Second, we need to address the north’s transport divide. Just four of the 50 best-connected local authorities in England are in the north, with 35 in London and the south east. HS2 is the exception that proves the rule, with 84% of the government’s £5bn infrastructure spending going south. The Treasury’s decision process for infrastructure projects inherently benefits richer areas and, indeed, the whole planning system is biased in favour of south-eastern over-development rather than regional rebalancing. This needs to change. We also need to explore the greater devolution of transport spending, so northerners can decide what spending would best drive forward their own areas development.  

Finally, it’s time to end northerners’ deficit in access to finance. The south east, where 32% of Britain’s businesses reside, takes up to 41% of all business investment. Northern firms are suffering hugely now the coalition has pulled the plug on projects like Sheffield Forgemasters. A British Investment Bank would help redress this imbalance, but we need to consider bolder measures. That’s why Labour is developing plans for a regional network of banks, each with a clear remit to serve their local businesses rather than the City. In Germany, regional and local banks or Sparkassen, provide 70% of all bank lending and are legally obliged to concentrate their investments in the local economy. By default, the German banking system is thus built to redress regional imbalances. In Britain, where 80% of our lending comes from the big six London banks, this just isn’t possible. Improving access to finance for northern individuals and firms is thus a vital tool for addressing the north/south divide.

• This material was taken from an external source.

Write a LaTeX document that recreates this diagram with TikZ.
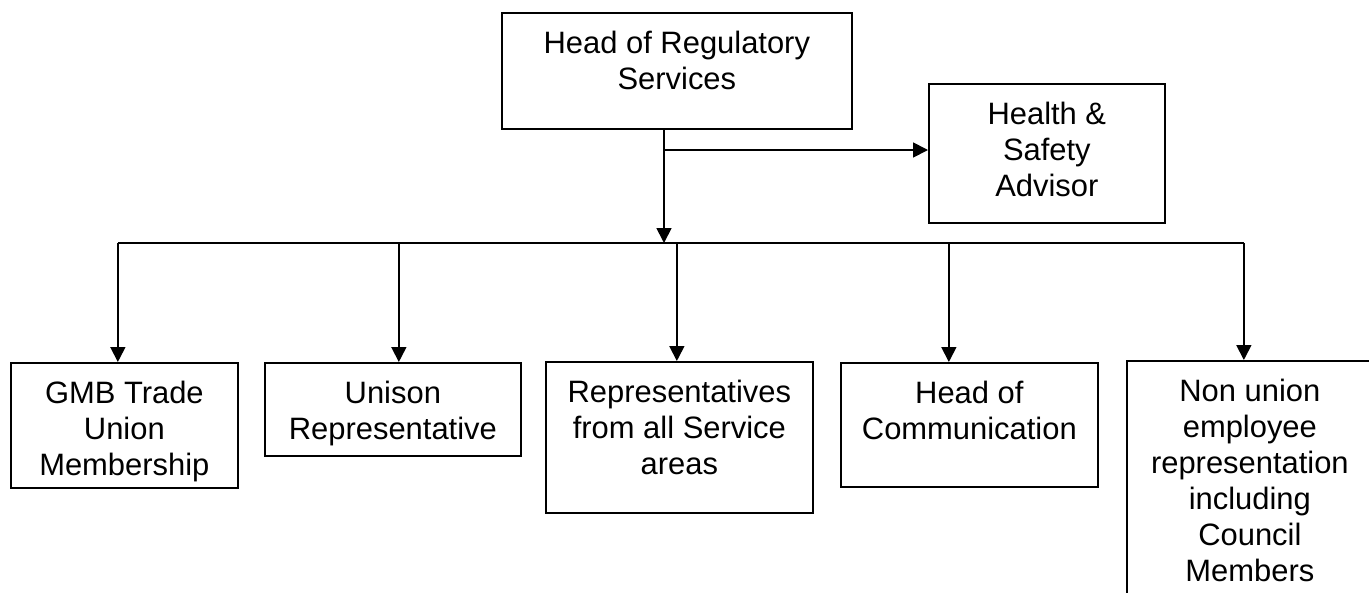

Britain wasn’t always this divided. International comparisons with other OECD countries show the UK has had the worst rate of regional divergence since 1985. But turn the timescale around and a different picture emerges: Britain had the highest rate of regional convergence from 1950-1985. In the nineteenth century, the whole country – north and south – fired on all cylinders as Britain enjoyed unprecedented economic success. All that’s needed to revive this lost diversity is an alternative, One Nation approach to tackling the cost of living crisis. Rather than hoping for growth to trickle down from the top, that approach understands that sustainable growth for the many comes from all levels. Labour is the party to deliver it.